[begin Data segment]
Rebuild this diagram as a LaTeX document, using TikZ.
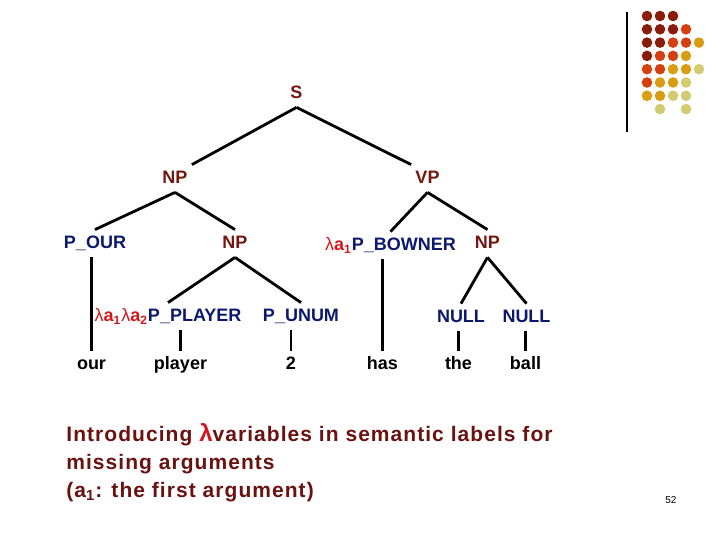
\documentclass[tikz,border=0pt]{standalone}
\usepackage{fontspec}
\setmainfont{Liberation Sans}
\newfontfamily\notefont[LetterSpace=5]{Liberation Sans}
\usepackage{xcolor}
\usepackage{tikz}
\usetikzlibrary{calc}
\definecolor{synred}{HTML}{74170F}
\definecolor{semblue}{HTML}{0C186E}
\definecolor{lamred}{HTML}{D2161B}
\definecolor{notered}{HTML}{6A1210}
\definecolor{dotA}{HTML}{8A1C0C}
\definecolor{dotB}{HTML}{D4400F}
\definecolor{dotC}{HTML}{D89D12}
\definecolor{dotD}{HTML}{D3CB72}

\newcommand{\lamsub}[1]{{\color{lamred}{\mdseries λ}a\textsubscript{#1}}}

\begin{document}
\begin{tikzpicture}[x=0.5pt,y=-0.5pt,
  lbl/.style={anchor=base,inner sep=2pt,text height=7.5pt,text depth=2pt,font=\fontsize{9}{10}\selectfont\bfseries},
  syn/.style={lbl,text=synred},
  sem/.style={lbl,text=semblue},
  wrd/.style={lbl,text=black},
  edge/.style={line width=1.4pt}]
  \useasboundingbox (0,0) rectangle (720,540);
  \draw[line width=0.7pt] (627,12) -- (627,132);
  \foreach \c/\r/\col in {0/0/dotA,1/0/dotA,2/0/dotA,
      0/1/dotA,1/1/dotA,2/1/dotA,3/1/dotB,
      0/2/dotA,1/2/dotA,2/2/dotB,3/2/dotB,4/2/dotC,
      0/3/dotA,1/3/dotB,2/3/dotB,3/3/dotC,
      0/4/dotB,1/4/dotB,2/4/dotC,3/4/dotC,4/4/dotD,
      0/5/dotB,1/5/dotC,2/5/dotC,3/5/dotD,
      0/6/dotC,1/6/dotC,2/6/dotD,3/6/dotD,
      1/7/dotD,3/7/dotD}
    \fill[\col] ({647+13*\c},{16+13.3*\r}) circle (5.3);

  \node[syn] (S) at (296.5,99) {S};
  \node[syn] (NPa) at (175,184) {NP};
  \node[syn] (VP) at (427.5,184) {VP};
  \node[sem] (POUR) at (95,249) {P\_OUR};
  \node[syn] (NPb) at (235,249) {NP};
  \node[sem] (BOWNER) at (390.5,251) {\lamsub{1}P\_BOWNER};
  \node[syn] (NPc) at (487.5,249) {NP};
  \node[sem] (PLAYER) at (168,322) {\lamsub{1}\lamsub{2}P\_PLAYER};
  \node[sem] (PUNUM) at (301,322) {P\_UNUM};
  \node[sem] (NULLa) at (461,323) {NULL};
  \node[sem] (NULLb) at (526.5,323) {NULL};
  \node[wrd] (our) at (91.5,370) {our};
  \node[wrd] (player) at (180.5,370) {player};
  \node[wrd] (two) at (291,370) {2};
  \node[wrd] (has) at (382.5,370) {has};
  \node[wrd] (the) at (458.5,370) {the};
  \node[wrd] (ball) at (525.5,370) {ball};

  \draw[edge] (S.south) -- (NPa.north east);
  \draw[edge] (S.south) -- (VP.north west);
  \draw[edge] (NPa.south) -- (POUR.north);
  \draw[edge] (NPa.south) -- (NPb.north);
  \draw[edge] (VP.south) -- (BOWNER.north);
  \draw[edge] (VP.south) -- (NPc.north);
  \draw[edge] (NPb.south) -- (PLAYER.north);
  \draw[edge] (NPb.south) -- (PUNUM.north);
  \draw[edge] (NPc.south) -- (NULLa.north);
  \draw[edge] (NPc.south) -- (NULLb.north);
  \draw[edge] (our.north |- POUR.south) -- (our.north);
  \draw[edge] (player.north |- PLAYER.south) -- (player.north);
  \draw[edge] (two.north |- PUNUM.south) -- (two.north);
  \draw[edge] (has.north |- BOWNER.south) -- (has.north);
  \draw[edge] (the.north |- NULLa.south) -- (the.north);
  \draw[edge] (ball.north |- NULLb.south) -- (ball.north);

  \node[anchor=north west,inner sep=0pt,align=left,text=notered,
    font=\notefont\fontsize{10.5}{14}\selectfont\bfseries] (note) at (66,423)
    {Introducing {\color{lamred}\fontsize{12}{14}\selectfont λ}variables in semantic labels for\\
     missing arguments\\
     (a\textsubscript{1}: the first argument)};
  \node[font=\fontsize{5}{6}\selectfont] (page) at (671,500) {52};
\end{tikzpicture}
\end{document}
[end Data segment]
Set every line down exactly as written, leaving each picture out.

— Full solution —
Rebuild this diagram as a LaTeX document, using TikZ.
\documentclass[tikz,border=0pt]{standalone}
\usepackage{fontspec}
\setmainfont{Liberation Sans}
\newfontfamily\notefont[LetterSpace=5]{Liberation Sans}
\usepackage{xcolor}
\usepackage{tikz}
\usetikzlibrary{calc}
\definecolor{synred}{HTML}{74170F}
\definecolor{semblue}{HTML}{0C186E}
\definecolor{lamred}{HTML}{D2161B}
\definecolor{notered}{HTML}{6A1210}
\definecolor{dotA}{HTML}{8A1C0C}
\definecolor{dotB}{HTML}{D4400F}
\definecolor{dotC}{HTML}{D89D12}
\definecolor{dotD}{HTML}{D3CB72}

\newcommand{\lamsub}[1]{{\color{lamred}{\mdseries λ}a\textsubscript{#1}}}

\begin{document}
\begin{tikzpicture}[x=0.5pt,y=-0.5pt,
  lbl/.style={anchor=base,inner sep=2pt,text height=7.5pt,text depth=2pt,font=\fontsize{9}{10}\selectfont\bfseries},
  syn/.style={lbl,text=synred},
  sem/.style={lbl,text=semblue},
  wrd/.style={lbl,text=black},
  edge/.style={line width=1.4pt}]
  \useasboundingbox (0,0) rectangle (720,540);
  \draw[line width=0.7pt] (627,12) -- (627,132);
  \foreach \c/\r/\col in {0/0/dotA,1/0/dotA,2/0/dotA,
      0/1/dotA,1/1/dotA,2/1/dotA,3/1/dotB,
      0/2/dotA,1/2/dotA,2/2/dotB,3/2/dotB,4/2/dotC,
      0/3/dotA,1/3/dotB,2/3/dotB,3/3/dotC,
      0/4/dotB,1/4/dotB,2/4/dotC,3/4/dotC,4/4/dotD,
      0/5/dotB,1/5/dotC,2/5/dotC,3/5/dotD,
      0/6/dotC,1/6/dotC,2/6/dotD,3/6/dotD,
      1/7/dotD,3/7/dotD}
    \fill[\col] ({647+13*\c},{16+13.3*\r}) circle (5.3);

  \node[syn] (S) at (296.5,99) {S};
  \node[syn] (NPa) at (175,184) {NP};
  \node[syn] (VP) at (427.5,184) {VP};
  \node[sem] (POUR) at (95,249) {P\_OUR};
  \node[syn] (NPb) at (235,249) {NP};
  \node[sem] (BOWNER) at (390.5,251) {\lamsub{1}P\_BOWNER};
  \node[syn] (NPc) at (487.5,249) {NP};
  \node[sem] (PLAYER) at (168,322) {\lamsub{1}\lamsub{2}P\_PLAYER};
  \node[sem] (PUNUM) at (301,322) {P\_UNUM};
  \node[sem] (NULLa) at (461,323) {NULL};
  \node[sem] (NULLb) at (526.5,323) {NULL};
  \node[wrd] (our) at (91.5,370) {our};
  \node[wrd] (player) at (180.5,370) {player};
  \node[wrd] (two) at (291,370) {2};
  \node[wrd] (has) at (382.5,370) {has};
  \node[wrd] (the) at (458.5,370) {the};
  \node[wrd] (ball) at (525.5,370) {ball};

  \draw[edge] (S.south) -- (NPa.north east);
  \draw[edge] (S.south) -- (VP.north west);
  \draw[edge] (NPa.south) -- (POUR.north);
  \draw[edge] (NPa.south) -- (NPb.north);
  \draw[edge] (VP.south) -- (BOWNER.north);
  \draw[edge] (VP.south) -- (NPc.north);
  \draw[edge] (NPb.south) -- (PLAYER.north);
  \draw[edge] (NPb.south) -- (PUNUM.north);
  \draw[edge] (NPc.south) -- (NULLa.north);
  \draw[edge] (NPc.south) -- (NULLb.north);
  \draw[edge] (our.north |- POUR.south) -- (our.north);
  \draw[edge] (player.north |- PLAYER.south) -- (player.north);
  \draw[edge] (two.north |- PUNUM.south) -- (two.north);
  \draw[edge] (has.north |- BOWNER.south) -- (has.north);
  \draw[edge] (the.north |- NULLa.south) -- (the.north);
  \draw[edge] (ball.north |- NULLb.south) -- (ball.north);

  \node[anchor=north west,inner sep=0pt,align=left,text=notered,
    font=\notefont\fontsize{10.5}{14}\selectfont\bfseries] (note) at (66,423)
    {Introducing {\color{lamred}\fontsize{12}{14}\selectfont λ}variables in semantic labels for\\
     missing arguments\\
     (a\textsubscript{1}: the first argument)};
  \node[font=\fontsize{5}{6}\selectfont] (page) at (671,500) {52};
\end{tikzpicture}
\end{document}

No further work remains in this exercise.